**WHAT IS BEING ASKED:**
Extract, in full, the lines below, beginning at the first and ending with the line that contains "const points = risk.map((r, i)". Pictures do not belong in the copy.

**DATASET CONTENT:**
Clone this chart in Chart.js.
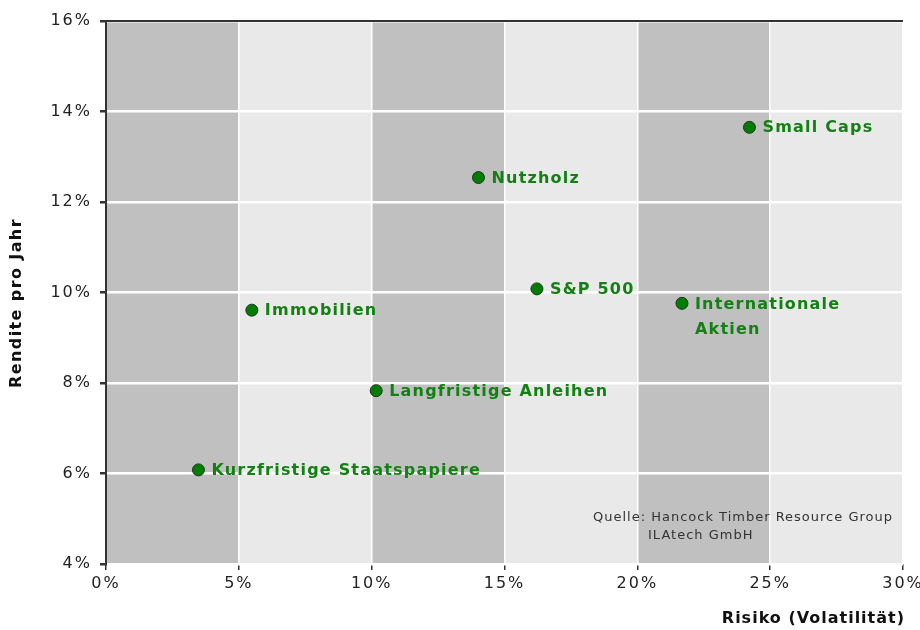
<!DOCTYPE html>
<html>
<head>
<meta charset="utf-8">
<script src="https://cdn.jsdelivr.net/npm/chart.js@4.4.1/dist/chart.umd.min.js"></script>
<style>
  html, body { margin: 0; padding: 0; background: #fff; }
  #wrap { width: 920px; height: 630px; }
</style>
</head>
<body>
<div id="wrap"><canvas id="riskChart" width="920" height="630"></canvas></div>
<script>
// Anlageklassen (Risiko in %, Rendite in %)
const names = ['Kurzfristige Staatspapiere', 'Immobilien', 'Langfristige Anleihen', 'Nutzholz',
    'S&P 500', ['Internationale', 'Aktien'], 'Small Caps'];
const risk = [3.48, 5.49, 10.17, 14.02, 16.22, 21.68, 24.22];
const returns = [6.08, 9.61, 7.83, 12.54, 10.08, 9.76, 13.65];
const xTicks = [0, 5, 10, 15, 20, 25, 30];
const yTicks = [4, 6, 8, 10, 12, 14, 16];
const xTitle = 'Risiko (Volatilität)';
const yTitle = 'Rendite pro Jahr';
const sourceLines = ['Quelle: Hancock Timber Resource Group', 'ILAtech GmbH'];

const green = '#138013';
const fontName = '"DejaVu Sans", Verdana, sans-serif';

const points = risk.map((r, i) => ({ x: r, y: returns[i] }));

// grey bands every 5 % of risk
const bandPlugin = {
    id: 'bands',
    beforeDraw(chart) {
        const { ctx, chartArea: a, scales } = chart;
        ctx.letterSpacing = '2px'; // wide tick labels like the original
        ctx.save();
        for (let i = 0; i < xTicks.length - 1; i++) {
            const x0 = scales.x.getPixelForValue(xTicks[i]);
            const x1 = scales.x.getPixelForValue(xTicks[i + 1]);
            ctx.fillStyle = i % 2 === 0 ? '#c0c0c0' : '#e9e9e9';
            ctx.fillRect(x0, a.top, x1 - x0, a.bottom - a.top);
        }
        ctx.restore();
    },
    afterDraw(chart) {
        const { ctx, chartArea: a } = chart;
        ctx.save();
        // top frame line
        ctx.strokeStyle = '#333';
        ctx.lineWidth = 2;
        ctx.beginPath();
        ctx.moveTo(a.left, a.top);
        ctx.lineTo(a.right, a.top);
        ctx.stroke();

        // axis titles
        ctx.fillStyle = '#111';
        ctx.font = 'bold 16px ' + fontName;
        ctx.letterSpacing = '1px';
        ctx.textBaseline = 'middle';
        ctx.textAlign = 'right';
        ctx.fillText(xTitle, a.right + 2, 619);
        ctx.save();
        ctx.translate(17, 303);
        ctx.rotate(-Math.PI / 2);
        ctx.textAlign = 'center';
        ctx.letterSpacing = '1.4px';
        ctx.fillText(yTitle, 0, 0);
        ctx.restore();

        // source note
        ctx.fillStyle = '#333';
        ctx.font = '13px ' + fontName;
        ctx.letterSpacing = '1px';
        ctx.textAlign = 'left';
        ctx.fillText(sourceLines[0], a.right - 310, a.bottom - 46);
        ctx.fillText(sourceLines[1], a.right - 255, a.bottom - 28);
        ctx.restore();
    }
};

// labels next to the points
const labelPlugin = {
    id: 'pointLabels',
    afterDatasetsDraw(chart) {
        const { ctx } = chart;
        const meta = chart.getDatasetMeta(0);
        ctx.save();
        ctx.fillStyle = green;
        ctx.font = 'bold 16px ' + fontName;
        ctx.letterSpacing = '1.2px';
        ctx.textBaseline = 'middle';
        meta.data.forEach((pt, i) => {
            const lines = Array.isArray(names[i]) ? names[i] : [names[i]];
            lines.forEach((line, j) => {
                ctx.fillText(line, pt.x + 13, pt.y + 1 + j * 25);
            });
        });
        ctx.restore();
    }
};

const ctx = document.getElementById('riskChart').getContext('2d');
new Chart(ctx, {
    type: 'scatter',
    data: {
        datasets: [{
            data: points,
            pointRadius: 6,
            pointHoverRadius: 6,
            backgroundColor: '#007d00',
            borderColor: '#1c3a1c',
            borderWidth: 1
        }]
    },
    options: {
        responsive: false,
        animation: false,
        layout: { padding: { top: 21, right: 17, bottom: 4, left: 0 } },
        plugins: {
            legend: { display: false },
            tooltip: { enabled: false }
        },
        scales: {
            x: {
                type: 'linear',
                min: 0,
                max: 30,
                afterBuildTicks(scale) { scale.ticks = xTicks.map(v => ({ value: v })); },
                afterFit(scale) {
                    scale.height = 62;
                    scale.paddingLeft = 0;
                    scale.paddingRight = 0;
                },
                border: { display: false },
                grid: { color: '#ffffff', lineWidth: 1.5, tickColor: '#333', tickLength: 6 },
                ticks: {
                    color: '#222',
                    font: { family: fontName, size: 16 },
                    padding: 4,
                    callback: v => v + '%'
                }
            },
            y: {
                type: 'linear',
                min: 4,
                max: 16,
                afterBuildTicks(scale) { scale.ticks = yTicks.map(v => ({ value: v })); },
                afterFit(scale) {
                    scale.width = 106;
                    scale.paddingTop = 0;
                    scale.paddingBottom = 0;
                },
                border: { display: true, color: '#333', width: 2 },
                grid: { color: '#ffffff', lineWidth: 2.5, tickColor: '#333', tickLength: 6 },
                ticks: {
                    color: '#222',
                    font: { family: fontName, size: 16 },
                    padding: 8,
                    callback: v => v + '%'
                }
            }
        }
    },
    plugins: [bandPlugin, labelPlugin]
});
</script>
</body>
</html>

**RESULT:**
Clone this chart in Chart.js.
<!DOCTYPE html>
<html>
<head>
<meta charset="utf-8">
<script src="https://cdn.jsdelivr.net/npm/chart.js@4.4.1/dist/chart.umd.min.js"></script>
<style>
  html, body { margin: 0; padding: 0; background: #fff; }
  #wrap { width: 920px; height: 630px; }
</style>
</head>
<body>
<div id="wrap"><canvas id="riskChart" width="920" height="630"></canvas></div>
<script>
// Anlageklassen (Risiko in %, Rendite in %)
const names = ['Kurzfristige Staatspapiere', 'Immobilien', 'Langfristige Anleihen', 'Nutzholz',
    'S&P 500', ['Internationale', 'Aktien'], 'Small Caps'];
const risk = [3.48, 5.49, 10.17, 14.02, 16.22, 21.68, 24.22];
const returns = [6.08, 9.61, 7.83, 12.54, 10.08, 9.76, 13.65];
const xTicks = [0, 5, 10, 15, 20, 25, 30];
const yTicks = [4, 6, 8, 10, 12, 14, 16];
const xTitle = 'Risiko (Volatilität)';
const yTitle = 'Rendite pro Jahr';
const sourceLines = ['Quelle: Hancock Timber Resource Group', 'ILAtech GmbH'];

const green = '#138013';
const fontName = '"DejaVu Sans", Verdana, sans-serif';

const points = risk.map((r, i) => ({ x: r, y: returns[i] }));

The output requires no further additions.